Requirement – Leave out the images; return the rest of the data exactly.

Data section –
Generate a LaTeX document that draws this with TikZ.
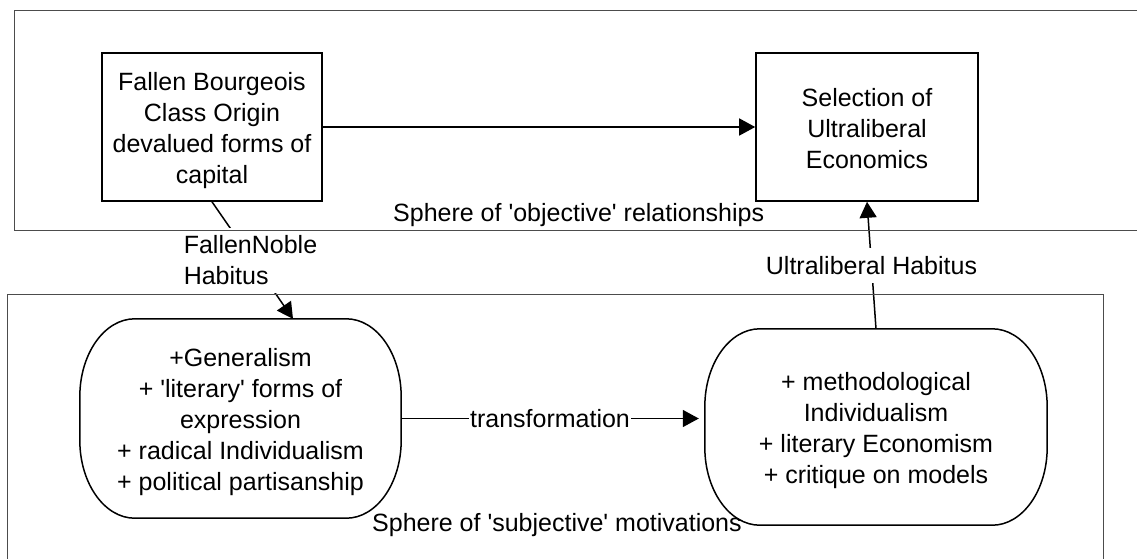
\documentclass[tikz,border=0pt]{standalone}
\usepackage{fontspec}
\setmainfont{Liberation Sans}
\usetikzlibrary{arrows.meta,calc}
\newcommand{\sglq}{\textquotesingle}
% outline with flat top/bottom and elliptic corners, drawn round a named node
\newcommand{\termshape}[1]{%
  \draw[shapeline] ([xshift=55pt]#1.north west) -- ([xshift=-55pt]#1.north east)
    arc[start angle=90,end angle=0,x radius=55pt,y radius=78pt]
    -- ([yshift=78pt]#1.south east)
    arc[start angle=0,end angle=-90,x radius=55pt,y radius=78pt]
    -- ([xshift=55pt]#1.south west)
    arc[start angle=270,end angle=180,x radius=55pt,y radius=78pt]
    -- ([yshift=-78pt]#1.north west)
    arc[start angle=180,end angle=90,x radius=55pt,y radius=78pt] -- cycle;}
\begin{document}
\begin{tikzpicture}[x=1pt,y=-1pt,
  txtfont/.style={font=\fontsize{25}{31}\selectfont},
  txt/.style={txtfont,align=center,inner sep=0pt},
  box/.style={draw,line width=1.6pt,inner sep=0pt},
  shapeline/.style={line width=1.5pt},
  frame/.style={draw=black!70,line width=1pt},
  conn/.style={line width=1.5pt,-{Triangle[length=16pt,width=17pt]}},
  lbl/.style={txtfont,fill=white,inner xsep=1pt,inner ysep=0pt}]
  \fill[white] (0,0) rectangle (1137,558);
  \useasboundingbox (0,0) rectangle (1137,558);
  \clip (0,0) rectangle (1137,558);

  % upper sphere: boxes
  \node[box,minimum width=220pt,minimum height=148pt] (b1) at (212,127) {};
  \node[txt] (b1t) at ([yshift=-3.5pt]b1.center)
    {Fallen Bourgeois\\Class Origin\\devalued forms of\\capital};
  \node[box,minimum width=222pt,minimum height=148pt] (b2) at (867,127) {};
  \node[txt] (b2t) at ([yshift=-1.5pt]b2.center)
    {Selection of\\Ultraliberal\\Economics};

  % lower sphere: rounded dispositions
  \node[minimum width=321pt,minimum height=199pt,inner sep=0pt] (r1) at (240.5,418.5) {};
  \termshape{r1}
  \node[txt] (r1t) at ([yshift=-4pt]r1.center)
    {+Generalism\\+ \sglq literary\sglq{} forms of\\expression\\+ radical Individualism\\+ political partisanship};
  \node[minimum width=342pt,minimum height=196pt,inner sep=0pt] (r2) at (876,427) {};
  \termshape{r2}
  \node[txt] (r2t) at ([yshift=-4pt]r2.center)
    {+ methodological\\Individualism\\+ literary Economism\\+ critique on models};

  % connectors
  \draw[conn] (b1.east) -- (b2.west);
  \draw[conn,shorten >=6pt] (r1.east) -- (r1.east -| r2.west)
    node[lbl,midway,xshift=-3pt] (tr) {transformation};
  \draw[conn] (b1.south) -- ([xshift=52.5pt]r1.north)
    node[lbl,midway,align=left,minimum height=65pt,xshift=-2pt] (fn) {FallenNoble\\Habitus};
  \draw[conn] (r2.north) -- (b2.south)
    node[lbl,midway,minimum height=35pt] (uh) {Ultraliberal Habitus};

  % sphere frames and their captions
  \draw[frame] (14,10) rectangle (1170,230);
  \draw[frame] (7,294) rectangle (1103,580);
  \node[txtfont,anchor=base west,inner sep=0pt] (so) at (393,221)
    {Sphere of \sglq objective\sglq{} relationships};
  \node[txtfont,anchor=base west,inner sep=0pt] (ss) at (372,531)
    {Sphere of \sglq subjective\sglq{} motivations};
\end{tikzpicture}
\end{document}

Output for this task –
Generate a LaTeX document that draws this with TikZ.
\documentclass[tikz,border=0pt]{standalone}
\usepackage{fontspec}
\setmainfont{Liberation Sans}
\usetikzlibrary{arrows.meta,calc}
\newcommand{\sglq}{\textquotesingle}
% outline with flat top/bottom and elliptic corners, drawn round a named node
\newcommand{\termshape}[1]{%
  \draw[shapeline] ([xshift=55pt]#1.north west) -- ([xshift=-55pt]#1.north east)
    arc[start angle=90,end angle=0,x radius=55pt,y radius=78pt]
    -- ([yshift=78pt]#1.south east)
    arc[start angle=0,end angle=-90,x radius=55pt,y radius=78pt]
    -- ([xshift=55pt]#1.south west)
    arc[start angle=270,end angle=180,x radius=55pt,y radius=78pt]
    -- ([yshift=-78pt]#1.north west)
    arc[start angle=180,end angle=90,x radius=55pt,y radius=78pt] -- cycle;}
\begin{document}
\begin{tikzpicture}[x=1pt,y=-1pt,
  txtfont/.style={font=\fontsize{25}{31}\selectfont},
  txt/.style={txtfont,align=center,inner sep=0pt},
  box/.style={draw,line width=1.6pt,inner sep=0pt},
  shapeline/.style={line width=1.5pt},
  frame/.style={draw=black!70,line width=1pt},
  conn/.style={line width=1.5pt,-{Triangle[length=16pt,width=17pt]}},
  lbl/.style={txtfont,fill=white,inner xsep=1pt,inner ysep=0pt}]
  \fill[white] (0,0) rectangle (1137,558);
  \useasboundingbox (0,0) rectangle (1137,558);
  \clip (0,0) rectangle (1137,558);

  % upper sphere: boxes
  \node[box,minimum width=220pt,minimum height=148pt] (b1) at (212,127) {};
  \node[txt] (b1t) at ([yshift=-3.5pt]b1.center)
    {Fallen Bourgeois\\Class Origin\\devalued forms of\\capital};
  \node[box,minimum width=222pt,minimum height=148pt] (b2) at (867,127) {};
  \node[txt] (b2t) at ([yshift=-1.5pt]b2.center)
    {Selection of\\Ultraliberal\\Economics};

  % lower sphere: rounded dispositions
  \node[minimum width=321pt,minimum height=199pt,inner sep=0pt] (r1) at (240.5,418.5) {};
  \termshape{r1}
  \node[txt] (r1t) at ([yshift=-4pt]r1.center)
    {+Generalism\\+ \sglq literary\sglq{} forms of\\expression\\+ radical Individualism\\+ political partisanship};
  \node[minimum width=342pt,minimum height=196pt,inner sep=0pt] (r2) at (876,427) {};
  \termshape{r2}
  \node[txt] (r2t) at ([yshift=-4pt]r2.center)
    {+ methodological\\Individualism\\+ literary Economism\\+ critique on models};

  % connectors
  \draw[conn] (b1.east) -- (b2.west);
  \draw[conn,shorten >=6pt] (r1.east) -- (r1.east -| r2.west)
    node[lbl,midway,xshift=-3pt] (tr) {transformation};
  \draw[conn] (b1.south) -- ([xshift=52.5pt]r1.north)
    node[lbl,midway,align=left,minimum height=65pt,xshift=-2pt] (fn) {FallenNoble\\Habitus};
  \draw[conn] (r2.north) -- (b2.south)
    node[lbl,midway,minimum height=35pt] (uh) {Ultraliberal Habitus};

  % sphere frames and their captions
  \draw[frame] (14,10) rectangle (1170,230);
  \draw[frame] (7,294) rectangle (1103,580);
  \node[txtfont,anchor=base west,inner sep=0pt] (so) at (393,221)
    {Sphere of \sglq objective\sglq{} relationships};
  \node[txtfont,anchor=base west,inner sep=0pt] (ss) at (372,531)
    {Sphere of \sglq subjective\sglq{} motivations};
\end{tikzpicture}
\end{document}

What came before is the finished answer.